Stop in Panchgani for the Table Land and lunch. The strawberry cream and chikki sold along the plateau’s edge are not merely tourist fodder — they are genuinely good, and eating local produce at the elevation where it was grown has a flavour logic that transcends simple snacking.

Lingmala Waterfall on the road between Panchgani and Mahabaleshwar is most spectacular during and immediately after the monsoon — the falls reach full volume from July through September — but the walk down to the lower falls is worthwhile in any season, and the forest around the path is one of the most pleasant twenty minutes of walking available on this entire route without any dedicated trekking.

 

Timing the Journey: When to Go and When the Route Transforms

Mahabaleshwar and the route to it change character entirely across the seasons, and the right time to visit depends entirely on what you want the experience to be.

The monsoon — July through September — is when the Western Ghats are at their most dramatically alive.
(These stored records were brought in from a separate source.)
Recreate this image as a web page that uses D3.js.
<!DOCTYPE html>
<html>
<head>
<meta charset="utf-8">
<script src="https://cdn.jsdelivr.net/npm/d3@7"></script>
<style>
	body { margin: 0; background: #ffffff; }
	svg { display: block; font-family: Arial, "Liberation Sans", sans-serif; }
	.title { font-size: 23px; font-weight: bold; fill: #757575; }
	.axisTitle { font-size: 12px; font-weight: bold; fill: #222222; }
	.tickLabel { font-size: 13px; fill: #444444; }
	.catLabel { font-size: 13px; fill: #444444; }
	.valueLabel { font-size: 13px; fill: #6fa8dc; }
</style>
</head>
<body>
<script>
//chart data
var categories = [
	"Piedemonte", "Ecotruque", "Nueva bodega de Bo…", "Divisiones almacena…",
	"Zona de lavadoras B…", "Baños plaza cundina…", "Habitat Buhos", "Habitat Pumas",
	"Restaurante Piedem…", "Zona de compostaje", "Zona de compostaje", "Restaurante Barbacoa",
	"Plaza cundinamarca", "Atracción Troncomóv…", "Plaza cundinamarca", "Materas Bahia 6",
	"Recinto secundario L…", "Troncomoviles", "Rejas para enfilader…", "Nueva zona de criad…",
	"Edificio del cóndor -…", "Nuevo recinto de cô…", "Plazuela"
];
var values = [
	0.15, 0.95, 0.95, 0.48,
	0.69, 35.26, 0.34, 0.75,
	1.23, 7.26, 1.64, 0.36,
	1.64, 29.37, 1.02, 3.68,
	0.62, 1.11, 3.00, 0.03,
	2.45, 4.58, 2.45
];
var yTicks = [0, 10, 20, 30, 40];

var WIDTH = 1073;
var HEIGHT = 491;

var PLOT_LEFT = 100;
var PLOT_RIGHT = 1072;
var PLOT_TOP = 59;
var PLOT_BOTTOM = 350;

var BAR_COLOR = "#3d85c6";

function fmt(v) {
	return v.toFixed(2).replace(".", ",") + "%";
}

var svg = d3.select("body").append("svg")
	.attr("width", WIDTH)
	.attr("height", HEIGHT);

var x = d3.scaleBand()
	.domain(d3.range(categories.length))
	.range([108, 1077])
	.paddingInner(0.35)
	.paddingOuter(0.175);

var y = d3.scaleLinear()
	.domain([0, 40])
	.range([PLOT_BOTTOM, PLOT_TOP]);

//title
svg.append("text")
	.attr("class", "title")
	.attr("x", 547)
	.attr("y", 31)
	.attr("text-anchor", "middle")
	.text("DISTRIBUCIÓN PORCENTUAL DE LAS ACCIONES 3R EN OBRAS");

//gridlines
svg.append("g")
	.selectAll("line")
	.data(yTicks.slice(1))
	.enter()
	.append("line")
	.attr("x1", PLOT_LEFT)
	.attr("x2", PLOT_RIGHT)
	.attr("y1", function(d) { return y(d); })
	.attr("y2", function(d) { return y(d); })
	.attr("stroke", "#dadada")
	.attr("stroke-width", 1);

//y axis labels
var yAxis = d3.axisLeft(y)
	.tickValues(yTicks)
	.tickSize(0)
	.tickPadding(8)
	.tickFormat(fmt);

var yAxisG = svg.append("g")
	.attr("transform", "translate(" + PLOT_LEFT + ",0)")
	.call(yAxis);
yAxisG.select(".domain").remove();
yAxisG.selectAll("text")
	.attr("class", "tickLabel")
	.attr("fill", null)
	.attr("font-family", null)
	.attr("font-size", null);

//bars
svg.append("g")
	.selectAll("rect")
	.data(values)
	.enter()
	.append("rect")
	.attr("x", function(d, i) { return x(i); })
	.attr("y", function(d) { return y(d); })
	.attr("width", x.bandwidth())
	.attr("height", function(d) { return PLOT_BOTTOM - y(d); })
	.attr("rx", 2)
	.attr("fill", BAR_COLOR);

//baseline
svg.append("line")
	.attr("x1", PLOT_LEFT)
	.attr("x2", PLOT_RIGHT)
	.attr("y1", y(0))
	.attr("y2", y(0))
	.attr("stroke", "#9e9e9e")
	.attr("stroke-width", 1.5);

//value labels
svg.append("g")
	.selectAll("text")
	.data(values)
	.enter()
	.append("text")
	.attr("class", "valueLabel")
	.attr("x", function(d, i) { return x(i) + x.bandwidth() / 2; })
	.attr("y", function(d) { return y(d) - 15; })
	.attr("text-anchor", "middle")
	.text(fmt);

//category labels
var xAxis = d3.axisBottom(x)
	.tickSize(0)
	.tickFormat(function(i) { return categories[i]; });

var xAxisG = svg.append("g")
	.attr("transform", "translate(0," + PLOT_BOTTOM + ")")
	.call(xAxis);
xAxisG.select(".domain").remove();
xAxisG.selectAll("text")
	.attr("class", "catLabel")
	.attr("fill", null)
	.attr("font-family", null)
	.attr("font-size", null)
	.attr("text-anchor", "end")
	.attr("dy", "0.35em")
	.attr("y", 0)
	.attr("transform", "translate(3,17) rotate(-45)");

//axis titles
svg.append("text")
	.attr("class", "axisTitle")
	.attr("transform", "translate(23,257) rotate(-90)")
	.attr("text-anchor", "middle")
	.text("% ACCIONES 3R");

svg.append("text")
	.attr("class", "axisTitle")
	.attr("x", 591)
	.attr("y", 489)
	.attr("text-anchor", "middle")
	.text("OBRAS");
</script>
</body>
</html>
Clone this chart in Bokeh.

Waterfalls appear on every cliff face. The forest turns a green of almost alarming intensity. Clouds sit below the road on the Ghat climbs, and driving through them at low speed produces a disorientation that is simultaneously slightly dangerous and genuinely wonderful. Mahabaleshwar itself closes many of its outdoor viewpoints during peak monsoon due to safety concerns, and the main market throngs with visitors who have specifically come for the rain. This season is for the landscape, not the viewpoints.

October to June is the primary tourist window. October through February is the most comfortable — cool, clear, the valley views at their sharpest, strawberry season at its height from December onward. March through May brings warmth but also the advantage of lighter crowds after the school holiday peak, and the flowering of various Ghat species makes the roadside walk and forest tracks particularly rewarding.

Weekend travel on this route from Pune requires either very early departure or acceptance of the traffic that builds as the day progresses. Leaving Pune by seven in the morning on a Saturday puts you in Wai before the crowds, on the Table Land before the hawkers, and in Mahabaleshwar before the holiday-maker procession arrives in full force. Leaving at ten puts you in traffic from Satara onward and in a queue for every parking spot in Panchgani.

Go early. Stop often. The 120 kilometres between Pune and Mahabaleshwar contain more than the destination at the end of them — they contain the entire argument for why the Western Ghats deserve to be treated as a journey rather than an obstacle.

Mahabaleshwar will be there when you arrive. It has been there for centuries, drawing exactly this kind of traveller — the one who needs altitude and strawberries and the sensation of being, for a few days, above the ordinary pace of things. It will not disappoint. But the road that takes you there, if you let it, will give you something the hill station itself cannot: the full, unhurried experience of the Sahyadris in transition — the plateau becoming forest, the forest becoming mist, the mist becoming the view from a cliff edge that suddenly makes everything below it look very small and very temporary.

Drive slowly. Stop at Wai. Let the Table Land hold you for an extra half hour. The hill station will wait.